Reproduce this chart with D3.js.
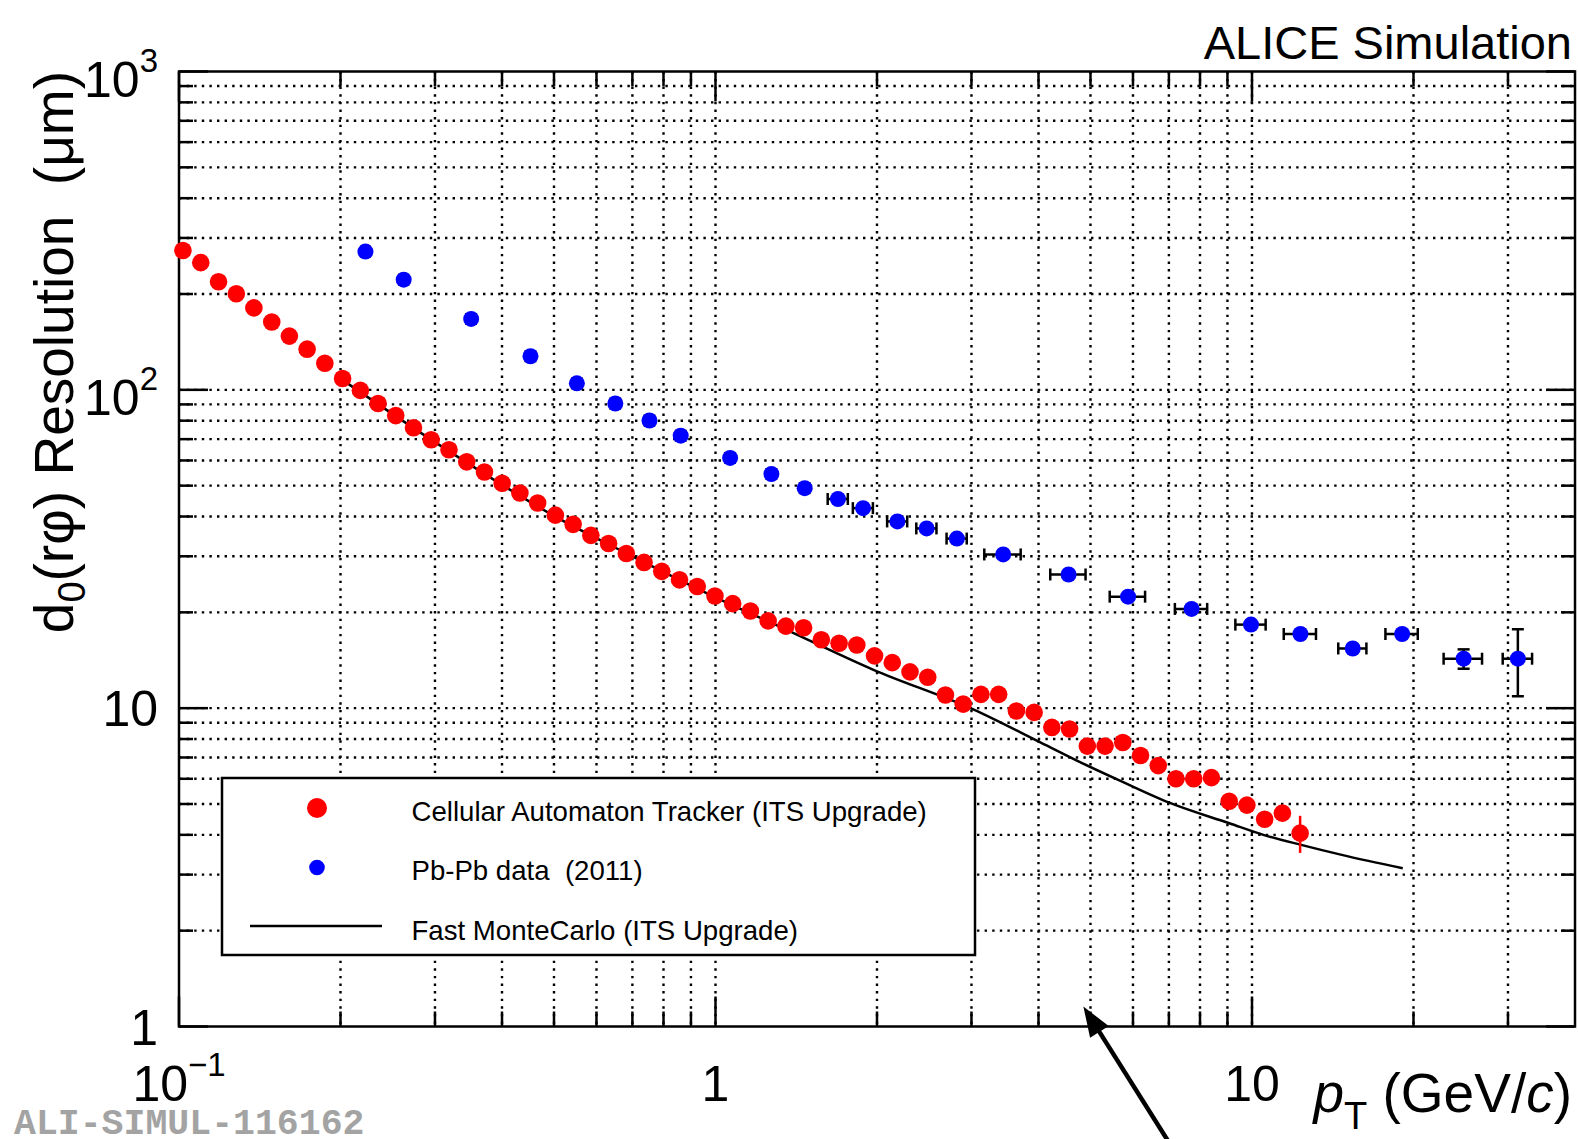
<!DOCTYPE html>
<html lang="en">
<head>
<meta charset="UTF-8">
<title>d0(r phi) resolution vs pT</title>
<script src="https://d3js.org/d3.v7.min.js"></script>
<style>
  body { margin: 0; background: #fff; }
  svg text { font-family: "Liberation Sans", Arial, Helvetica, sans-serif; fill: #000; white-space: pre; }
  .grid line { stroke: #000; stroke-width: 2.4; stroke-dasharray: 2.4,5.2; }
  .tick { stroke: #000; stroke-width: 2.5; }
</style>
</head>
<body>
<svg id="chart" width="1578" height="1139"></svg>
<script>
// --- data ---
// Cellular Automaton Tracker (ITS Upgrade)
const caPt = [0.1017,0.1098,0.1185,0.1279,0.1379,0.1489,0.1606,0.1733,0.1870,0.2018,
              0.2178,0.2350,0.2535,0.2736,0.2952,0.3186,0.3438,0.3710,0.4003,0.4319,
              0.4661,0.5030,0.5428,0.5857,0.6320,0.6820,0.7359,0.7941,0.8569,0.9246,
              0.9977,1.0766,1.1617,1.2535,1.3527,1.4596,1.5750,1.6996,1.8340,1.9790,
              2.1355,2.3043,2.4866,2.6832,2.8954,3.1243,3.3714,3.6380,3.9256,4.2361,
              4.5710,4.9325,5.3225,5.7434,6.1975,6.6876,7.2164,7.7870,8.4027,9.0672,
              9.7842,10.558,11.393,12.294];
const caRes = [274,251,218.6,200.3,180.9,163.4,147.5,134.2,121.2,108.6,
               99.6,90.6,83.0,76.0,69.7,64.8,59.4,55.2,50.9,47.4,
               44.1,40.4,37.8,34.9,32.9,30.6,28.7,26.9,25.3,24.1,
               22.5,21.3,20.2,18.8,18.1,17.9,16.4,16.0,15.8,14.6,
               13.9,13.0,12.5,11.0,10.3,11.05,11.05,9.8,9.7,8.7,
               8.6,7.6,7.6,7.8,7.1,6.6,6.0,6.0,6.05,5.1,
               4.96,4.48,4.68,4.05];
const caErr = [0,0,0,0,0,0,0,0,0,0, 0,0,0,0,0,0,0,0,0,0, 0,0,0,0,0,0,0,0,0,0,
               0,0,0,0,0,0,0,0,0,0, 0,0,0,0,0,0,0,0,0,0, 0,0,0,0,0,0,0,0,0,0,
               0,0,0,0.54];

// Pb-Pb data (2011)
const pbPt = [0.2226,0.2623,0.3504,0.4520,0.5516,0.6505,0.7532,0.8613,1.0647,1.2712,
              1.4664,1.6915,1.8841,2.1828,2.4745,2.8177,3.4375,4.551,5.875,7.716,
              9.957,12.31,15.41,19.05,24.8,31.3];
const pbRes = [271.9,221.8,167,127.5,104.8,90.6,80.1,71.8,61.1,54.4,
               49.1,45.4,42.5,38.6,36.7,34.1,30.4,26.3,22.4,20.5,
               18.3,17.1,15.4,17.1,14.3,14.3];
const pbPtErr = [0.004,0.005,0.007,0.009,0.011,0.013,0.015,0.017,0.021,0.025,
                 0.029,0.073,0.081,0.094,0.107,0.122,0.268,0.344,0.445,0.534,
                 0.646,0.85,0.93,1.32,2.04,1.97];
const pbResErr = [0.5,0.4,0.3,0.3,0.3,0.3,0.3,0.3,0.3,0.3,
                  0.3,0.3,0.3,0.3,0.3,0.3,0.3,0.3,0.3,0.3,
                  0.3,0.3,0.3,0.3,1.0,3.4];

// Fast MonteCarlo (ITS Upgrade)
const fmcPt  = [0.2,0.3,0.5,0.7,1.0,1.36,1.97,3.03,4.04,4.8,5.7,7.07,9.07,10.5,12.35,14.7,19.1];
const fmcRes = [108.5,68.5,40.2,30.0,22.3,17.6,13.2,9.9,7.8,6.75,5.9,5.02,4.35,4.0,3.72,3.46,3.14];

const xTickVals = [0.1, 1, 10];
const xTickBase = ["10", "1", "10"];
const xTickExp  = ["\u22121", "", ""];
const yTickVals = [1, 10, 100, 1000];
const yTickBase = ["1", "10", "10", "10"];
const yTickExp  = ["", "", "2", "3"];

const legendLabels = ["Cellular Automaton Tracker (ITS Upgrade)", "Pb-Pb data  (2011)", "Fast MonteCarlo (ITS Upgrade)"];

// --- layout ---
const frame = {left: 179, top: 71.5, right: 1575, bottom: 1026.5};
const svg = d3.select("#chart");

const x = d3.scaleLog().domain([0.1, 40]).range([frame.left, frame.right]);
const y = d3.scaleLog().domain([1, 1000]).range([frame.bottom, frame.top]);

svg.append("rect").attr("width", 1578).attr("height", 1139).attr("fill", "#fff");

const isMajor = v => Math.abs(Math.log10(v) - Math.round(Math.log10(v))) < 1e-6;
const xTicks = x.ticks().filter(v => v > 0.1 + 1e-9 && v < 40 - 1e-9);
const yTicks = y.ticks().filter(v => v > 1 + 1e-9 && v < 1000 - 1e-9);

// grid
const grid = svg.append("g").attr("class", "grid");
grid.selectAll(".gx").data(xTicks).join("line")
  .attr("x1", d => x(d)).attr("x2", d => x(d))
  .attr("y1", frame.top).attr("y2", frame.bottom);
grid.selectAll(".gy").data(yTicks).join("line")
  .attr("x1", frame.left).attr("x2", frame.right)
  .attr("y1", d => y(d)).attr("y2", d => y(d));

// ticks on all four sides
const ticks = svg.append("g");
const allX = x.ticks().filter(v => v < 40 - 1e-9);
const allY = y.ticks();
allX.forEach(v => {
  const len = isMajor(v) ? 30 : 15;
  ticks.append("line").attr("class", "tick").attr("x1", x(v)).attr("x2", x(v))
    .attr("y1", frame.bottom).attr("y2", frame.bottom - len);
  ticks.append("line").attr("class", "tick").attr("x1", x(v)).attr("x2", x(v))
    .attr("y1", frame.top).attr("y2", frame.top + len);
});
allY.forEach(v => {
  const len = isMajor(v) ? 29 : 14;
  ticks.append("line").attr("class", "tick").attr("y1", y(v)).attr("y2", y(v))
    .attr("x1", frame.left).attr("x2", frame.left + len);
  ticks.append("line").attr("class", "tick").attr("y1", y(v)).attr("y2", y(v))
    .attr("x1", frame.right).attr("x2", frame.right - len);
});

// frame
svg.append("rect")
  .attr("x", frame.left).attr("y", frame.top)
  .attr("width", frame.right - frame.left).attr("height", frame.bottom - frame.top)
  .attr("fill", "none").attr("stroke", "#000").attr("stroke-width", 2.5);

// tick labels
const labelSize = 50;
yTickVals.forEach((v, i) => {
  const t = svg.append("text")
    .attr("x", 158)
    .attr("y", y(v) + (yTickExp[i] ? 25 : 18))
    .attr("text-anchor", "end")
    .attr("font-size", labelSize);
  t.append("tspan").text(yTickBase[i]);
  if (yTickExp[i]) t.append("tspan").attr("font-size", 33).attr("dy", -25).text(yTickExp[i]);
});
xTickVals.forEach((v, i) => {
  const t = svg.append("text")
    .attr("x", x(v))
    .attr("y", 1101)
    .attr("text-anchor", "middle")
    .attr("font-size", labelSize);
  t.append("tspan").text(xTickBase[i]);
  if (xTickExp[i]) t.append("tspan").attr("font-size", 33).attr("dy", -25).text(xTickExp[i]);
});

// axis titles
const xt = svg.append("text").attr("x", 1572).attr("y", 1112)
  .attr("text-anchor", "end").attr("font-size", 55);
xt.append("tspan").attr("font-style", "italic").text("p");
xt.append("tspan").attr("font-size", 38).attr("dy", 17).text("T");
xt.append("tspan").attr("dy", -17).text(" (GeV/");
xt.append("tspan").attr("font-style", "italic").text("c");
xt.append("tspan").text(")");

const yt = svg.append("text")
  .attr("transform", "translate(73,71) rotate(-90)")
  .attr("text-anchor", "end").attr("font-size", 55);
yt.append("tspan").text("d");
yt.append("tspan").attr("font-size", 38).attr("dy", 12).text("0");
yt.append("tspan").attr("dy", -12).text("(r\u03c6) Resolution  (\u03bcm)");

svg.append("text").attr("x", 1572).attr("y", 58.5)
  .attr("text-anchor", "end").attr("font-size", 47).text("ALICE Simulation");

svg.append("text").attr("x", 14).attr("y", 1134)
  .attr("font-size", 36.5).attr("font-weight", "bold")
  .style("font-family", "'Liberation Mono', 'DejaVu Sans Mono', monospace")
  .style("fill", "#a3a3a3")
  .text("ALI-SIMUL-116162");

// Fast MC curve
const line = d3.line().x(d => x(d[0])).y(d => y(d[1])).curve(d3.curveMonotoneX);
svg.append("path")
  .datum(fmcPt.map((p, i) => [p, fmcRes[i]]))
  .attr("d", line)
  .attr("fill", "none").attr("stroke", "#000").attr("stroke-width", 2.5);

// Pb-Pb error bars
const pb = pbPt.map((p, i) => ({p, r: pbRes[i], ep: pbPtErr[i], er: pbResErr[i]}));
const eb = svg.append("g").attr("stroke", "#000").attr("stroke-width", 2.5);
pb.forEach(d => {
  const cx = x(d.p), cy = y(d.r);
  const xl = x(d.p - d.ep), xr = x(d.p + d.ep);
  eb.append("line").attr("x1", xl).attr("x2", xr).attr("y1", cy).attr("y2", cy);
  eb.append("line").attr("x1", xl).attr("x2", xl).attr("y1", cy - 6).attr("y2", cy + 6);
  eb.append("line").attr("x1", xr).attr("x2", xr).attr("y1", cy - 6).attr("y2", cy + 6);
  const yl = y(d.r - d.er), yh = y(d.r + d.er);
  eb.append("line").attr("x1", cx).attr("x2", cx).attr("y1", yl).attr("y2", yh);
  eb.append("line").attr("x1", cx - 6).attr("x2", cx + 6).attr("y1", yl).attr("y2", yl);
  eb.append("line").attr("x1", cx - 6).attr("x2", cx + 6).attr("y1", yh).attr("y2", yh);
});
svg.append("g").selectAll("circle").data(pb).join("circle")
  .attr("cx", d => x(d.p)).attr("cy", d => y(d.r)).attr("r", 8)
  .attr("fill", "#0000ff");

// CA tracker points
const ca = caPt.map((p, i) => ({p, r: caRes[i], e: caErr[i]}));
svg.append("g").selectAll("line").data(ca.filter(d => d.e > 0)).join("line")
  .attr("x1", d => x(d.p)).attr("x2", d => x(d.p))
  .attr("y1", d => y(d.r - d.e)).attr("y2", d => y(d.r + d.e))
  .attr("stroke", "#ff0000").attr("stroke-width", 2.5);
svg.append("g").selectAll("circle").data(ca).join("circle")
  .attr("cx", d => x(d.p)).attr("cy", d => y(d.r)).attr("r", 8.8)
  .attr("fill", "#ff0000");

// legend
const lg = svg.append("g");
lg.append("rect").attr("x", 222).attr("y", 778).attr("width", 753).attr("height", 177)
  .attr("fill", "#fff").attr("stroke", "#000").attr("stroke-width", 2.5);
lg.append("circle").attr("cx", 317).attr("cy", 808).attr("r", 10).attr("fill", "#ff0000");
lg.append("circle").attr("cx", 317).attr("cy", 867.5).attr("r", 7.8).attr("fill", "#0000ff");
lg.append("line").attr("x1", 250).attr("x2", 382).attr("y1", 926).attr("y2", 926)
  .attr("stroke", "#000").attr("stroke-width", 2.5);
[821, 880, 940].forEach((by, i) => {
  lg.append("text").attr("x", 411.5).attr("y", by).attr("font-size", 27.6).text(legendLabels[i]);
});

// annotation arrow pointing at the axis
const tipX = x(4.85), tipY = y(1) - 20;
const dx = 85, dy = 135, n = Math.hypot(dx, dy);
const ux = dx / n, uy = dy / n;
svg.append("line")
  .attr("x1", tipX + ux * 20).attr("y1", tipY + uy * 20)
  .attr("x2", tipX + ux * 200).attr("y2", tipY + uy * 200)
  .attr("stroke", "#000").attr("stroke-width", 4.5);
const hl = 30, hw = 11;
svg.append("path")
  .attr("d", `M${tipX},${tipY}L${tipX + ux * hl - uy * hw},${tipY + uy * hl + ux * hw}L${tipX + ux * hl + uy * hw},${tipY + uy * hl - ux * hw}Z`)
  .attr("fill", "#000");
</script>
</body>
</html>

_REQUIRED TASK_
Set down again, exactly, the lines of the material above from its first line to the one with "0,0,0,0.54];", inclusive. Leave the pictures out.

_TASK RESULT_
Reproduce this chart with D3.js.
<!DOCTYPE html>
<html lang="en">
<head>
<meta charset="UTF-8">
<title>d0(r phi) resolution vs pT</title>
<script src="https://d3js.org/d3.v7.min.js"></script>
<style>
  body { margin: 0; background: #fff; }
  svg text { font-family: "Liberation Sans", Arial, Helvetica, sans-serif; fill: #000; white-space: pre; }
  .grid line { stroke: #000; stroke-width: 2.4; stroke-dasharray: 2.4,5.2; }
  .tick { stroke: #000; stroke-width: 2.5; }
</style>
</head>
<body>
<svg id="chart" width="1578" height="1139"></svg>
<script>
// --- data ---
// Cellular Automaton Tracker (ITS Upgrade)
const caPt = [0.1017,0.1098,0.1185,0.1279,0.1379,0.1489,0.1606,0.1733,0.1870,0.2018,
              0.2178,0.2350,0.2535,0.2736,0.2952,0.3186,0.3438,0.3710,0.4003,0.4319,
              0.4661,0.5030,0.5428,0.5857,0.6320,0.6820,0.7359,0.7941,0.8569,0.9246,
              0.9977,1.0766,1.1617,1.2535,1.3527,1.4596,1.5750,1.6996,1.8340,1.9790,
              2.1355,2.3043,2.4866,2.6832,2.8954,3.1243,3.3714,3.6380,3.9256,4.2361,
              4.5710,4.9325,5.3225,5.7434,6.1975,6.6876,7.2164,7.7870,8.4027,9.0672,
              9.7842,10.558,11.393,12.294];
const caRes = [274,251,218.6,200.3,180.9,163.4,147.5,134.2,121.2,108.6,
               99.6,90.6,83.0,76.0,69.7,64.8,59.4,55.2,50.9,47.4,
               44.1,40.4,37.8,34.9,32.9,30.6,28.7,26.9,25.3,24.1,
               22.5,21.3,20.2,18.8,18.1,17.9,16.4,16.0,15.8,14.6,
               13.9,13.0,12.5,11.0,10.3,11.05,11.05,9.8,9.7,8.7,
               8.6,7.6,7.6,7.8,7.1,6.6,6.0,6.0,6.05,5.1,
               4.96,4.48,4.68,4.05];
const caErr = [0,0,0,0,0,0,0,0,0,0, 0,0,0,0,0,0,0,0,0,0, 0,0,0,0,0,0,0,0,0,0,
               0,0,0,0,0,0,0,0,0,0, 0,0,0,0,0,0,0,0,0,0, 0,0,0,0,0,0,0,0,0,0,
               0,0,0,0.54];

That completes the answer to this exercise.